→ Brief:
Output only the lines running from the line bearing "Output the Python" through the line bearing "ax = fig.add_axes([0.162, 0.1635, 0.826, 0.7965])", character for character.

→ Source data:
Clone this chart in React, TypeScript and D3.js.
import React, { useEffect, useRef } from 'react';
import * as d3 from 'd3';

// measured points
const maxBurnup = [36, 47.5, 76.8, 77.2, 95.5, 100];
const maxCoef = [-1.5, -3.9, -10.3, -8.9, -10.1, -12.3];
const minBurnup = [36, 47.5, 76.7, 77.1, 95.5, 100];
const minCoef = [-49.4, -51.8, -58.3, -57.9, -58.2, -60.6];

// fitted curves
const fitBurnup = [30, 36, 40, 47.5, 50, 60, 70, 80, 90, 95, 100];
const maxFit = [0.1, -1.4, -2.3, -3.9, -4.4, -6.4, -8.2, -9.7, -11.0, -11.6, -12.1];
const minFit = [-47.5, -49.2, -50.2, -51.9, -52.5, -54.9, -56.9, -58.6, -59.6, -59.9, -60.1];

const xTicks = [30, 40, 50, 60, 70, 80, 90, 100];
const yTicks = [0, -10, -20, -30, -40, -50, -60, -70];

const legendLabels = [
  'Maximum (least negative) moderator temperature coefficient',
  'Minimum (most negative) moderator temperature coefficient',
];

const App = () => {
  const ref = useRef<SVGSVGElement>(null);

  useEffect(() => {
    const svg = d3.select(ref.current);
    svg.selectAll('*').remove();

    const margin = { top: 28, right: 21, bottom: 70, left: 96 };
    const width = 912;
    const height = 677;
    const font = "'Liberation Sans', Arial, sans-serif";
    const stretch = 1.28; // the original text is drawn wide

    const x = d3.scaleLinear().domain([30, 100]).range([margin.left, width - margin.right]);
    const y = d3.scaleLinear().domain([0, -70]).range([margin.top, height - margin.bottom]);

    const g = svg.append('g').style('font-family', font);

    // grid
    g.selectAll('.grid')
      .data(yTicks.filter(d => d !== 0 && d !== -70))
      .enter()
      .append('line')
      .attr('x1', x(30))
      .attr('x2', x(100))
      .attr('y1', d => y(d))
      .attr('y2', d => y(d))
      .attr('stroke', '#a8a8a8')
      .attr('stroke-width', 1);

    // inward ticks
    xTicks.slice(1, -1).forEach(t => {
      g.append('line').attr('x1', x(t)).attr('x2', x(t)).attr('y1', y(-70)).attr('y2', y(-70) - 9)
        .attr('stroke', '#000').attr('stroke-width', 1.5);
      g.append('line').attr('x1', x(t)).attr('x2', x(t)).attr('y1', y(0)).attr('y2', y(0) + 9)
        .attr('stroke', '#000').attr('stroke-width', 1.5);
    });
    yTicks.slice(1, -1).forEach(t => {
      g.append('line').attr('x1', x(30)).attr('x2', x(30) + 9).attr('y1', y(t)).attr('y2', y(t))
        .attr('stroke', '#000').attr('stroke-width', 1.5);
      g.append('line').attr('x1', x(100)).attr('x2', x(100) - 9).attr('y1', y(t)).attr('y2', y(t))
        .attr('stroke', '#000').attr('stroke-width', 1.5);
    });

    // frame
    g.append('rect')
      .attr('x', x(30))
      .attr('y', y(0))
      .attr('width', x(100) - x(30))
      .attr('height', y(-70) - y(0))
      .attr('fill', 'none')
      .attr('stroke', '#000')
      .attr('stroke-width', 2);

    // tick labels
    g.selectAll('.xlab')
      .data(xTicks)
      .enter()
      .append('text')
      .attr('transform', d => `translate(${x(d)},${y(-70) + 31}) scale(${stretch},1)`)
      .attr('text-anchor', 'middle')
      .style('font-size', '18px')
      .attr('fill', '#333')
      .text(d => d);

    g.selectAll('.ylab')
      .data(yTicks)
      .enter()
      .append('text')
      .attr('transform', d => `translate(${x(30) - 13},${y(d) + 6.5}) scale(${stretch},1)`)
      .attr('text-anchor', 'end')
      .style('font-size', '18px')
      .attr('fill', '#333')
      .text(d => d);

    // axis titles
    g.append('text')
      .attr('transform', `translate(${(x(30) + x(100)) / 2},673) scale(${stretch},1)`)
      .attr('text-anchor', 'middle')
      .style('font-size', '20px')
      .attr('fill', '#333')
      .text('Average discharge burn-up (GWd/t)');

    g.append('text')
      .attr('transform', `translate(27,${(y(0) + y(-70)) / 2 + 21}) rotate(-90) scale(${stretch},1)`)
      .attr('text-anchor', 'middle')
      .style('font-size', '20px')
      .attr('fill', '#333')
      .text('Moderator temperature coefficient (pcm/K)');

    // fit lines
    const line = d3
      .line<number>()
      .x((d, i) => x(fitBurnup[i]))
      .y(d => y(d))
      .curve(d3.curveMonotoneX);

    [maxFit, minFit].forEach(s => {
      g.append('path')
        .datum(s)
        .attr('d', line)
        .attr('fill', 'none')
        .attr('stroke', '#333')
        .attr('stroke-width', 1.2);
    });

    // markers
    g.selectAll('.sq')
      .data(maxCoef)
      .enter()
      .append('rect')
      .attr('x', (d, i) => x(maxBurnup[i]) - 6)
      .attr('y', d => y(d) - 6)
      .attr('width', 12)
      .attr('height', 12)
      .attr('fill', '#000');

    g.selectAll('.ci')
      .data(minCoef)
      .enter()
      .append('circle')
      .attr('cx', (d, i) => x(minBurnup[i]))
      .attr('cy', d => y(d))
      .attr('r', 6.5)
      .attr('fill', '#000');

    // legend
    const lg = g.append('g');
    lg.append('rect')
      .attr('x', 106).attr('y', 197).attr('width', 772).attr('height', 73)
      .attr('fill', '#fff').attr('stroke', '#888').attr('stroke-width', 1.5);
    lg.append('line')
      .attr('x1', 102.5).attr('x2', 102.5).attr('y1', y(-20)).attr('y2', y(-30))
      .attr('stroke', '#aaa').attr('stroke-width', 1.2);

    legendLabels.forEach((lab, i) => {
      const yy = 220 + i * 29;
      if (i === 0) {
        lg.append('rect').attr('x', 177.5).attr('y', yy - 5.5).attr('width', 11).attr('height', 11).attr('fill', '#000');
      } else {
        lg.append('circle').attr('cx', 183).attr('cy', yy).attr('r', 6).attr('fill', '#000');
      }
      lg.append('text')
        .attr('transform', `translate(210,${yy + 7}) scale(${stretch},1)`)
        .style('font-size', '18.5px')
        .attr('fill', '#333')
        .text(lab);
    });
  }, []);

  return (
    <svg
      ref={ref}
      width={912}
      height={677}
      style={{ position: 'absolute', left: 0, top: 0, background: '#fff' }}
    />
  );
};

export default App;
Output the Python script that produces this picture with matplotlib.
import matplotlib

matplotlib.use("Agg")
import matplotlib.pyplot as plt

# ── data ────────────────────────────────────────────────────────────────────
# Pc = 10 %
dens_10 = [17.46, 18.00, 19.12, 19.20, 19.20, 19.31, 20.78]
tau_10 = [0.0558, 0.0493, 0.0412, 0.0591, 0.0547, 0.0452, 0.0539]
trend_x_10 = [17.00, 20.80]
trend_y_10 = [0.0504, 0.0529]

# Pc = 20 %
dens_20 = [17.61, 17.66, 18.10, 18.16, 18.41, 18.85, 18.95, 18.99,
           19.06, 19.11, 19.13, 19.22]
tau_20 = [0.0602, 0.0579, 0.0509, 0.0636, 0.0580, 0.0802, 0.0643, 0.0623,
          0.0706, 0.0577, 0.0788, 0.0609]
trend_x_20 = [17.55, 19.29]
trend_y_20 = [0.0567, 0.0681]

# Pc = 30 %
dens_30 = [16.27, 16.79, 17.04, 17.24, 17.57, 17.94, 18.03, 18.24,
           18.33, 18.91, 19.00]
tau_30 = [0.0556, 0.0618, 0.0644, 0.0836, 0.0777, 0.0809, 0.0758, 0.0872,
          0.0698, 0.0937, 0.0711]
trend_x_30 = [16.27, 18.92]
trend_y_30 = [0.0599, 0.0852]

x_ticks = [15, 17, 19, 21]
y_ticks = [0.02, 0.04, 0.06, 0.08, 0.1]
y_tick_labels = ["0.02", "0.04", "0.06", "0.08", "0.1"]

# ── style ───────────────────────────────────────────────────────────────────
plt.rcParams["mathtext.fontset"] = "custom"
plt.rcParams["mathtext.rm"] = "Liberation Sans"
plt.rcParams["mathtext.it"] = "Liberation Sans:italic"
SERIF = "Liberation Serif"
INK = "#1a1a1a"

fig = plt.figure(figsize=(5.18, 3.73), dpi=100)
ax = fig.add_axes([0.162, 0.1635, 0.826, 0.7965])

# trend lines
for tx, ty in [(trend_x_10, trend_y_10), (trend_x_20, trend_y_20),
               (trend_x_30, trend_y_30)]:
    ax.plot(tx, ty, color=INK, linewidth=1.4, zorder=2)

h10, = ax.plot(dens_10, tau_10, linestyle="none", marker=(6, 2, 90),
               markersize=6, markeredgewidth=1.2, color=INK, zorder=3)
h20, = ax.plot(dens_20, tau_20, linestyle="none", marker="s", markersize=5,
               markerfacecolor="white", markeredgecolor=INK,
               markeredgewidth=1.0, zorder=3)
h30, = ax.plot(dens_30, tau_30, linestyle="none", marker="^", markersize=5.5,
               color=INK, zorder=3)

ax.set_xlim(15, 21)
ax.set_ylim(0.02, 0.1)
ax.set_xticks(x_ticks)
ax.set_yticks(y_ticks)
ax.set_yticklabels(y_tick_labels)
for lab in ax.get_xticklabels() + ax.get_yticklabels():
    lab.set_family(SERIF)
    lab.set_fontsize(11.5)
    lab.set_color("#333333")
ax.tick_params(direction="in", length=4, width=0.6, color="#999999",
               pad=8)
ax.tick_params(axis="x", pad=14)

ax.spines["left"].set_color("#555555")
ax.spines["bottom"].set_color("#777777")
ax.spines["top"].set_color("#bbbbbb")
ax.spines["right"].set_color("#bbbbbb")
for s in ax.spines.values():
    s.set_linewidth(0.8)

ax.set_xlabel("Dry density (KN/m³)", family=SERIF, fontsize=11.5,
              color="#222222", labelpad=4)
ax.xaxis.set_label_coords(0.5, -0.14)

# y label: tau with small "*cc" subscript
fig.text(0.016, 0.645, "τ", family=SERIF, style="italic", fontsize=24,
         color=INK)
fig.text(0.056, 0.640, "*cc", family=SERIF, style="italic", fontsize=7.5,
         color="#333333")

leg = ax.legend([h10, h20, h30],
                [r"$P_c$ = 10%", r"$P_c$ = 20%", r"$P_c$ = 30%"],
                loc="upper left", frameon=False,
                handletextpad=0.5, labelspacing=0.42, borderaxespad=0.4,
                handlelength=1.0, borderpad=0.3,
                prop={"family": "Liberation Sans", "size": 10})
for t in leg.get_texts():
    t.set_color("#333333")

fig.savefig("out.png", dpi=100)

→ Task answer:
Output the Python script that produces this picture with matplotlib.
import matplotlib

matplotlib.use("Agg")
import matplotlib.pyplot as plt

# ── data ────────────────────────────────────────────────────────────────────
# Pc = 10 %
dens_10 = [17.46, 18.00, 19.12, 19.20, 19.20, 19.31, 20.78]
tau_10 = [0.0558, 0.0493, 0.0412, 0.0591, 0.0547, 0.0452, 0.0539]
trend_x_10 = [17.00, 20.80]
trend_y_10 = [0.0504, 0.0529]

# Pc = 20 %
dens_20 = [17.61, 17.66, 18.10, 18.16, 18.41, 18.85, 18.95, 18.99,
           19.06, 19.11, 19.13, 19.22]
tau_20 = [0.0602, 0.0579, 0.0509, 0.0636, 0.0580, 0.0802, 0.0643, 0.0623,
          0.0706, 0.0577, 0.0788, 0.0609]
trend_x_20 = [17.55, 19.29]
trend_y_20 = [0.0567, 0.0681]

# Pc = 30 %
dens_30 = [16.27, 16.79, 17.04, 17.24, 17.57, 17.94, 18.03, 18.24,
           18.33, 18.91, 19.00]
tau_30 = [0.0556, 0.0618, 0.0644, 0.0836, 0.0777, 0.0809, 0.0758, 0.0872,
          0.0698, 0.0937, 0.0711]
trend_x_30 = [16.27, 18.92]
trend_y_30 = [0.0599, 0.0852]

x_ticks = [15, 17, 19, 21]
y_ticks = [0.02, 0.04, 0.06, 0.08, 0.1]
y_tick_labels = ["0.02", "0.04", "0.06", "0.08", "0.1"]

# ── style ───────────────────────────────────────────────────────────────────
plt.rcParams["mathtext.fontset"] = "custom"
plt.rcParams["mathtext.rm"] = "Liberation Sans"
plt.rcParams["mathtext.it"] = "Liberation Sans:italic"
SERIF = "Liberation Serif"
INK = "#1a1a1a"

fig = plt.figure(figsize=(5.18, 3.73), dpi=100)
ax = fig.add_axes([0.162, 0.1635, 0.826, 0.7965])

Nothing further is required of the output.